Primordial Spacetime Deformations as Seeds of Supermassive Black Holes and Early Galaxy Formation

Recent observations by the James Webb Space Telescope (JWST) have revealed the presence of supermassive black holes (SMBHs) with masses above 10^8 solar masses at redshifts greater than 10, challenging standard models of structure formation. Classical scenarios relying on stellar progenitors, Eddington-limited accretion, or direct-collapse gas clouds struggle to account for the required masses and formation timescales. In this work, we propose a novel framework in which SMBHs arise not from baryonic collapse but from primordial spacetime deformations produced independently of matter. We model spacetime as a set of discrete, quasi-elastic layers whose compression encodes curvature. Interactions between adjacent or higher-dimensional spacetime regions can induce localized over-compression, generating deep curvature wells that act as black-hole-like structures before the appearance of the first stars. These primordial deformations naturally behave as gravitational seeds that drive early galaxy formation.
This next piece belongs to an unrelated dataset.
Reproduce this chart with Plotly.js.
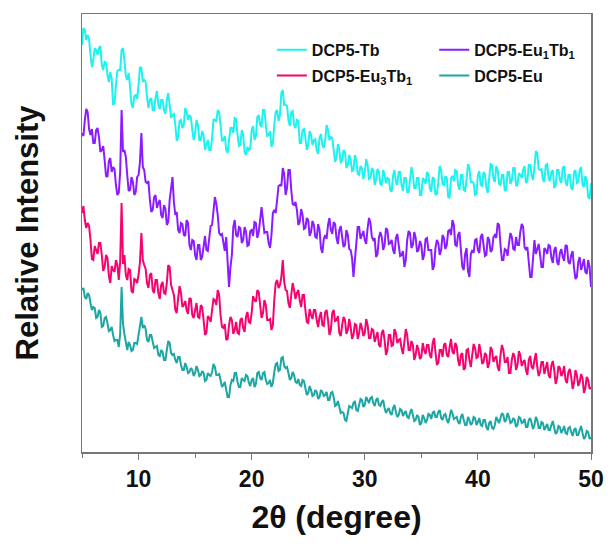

We derive the conditions under which such defects form, show their consistency with a quantized-curvature limit analogous to the Loop Quantum Gravity bounce, and outline observational signatures that distinguish this mechanism from conventional black hole formation pathways. This model provides a coherent explanation for the anomalously massive SMBHs in the early universe and suggests new avenues for understanding the relationship between cosmology, quantum gravity, and the emergence of large-scale structure.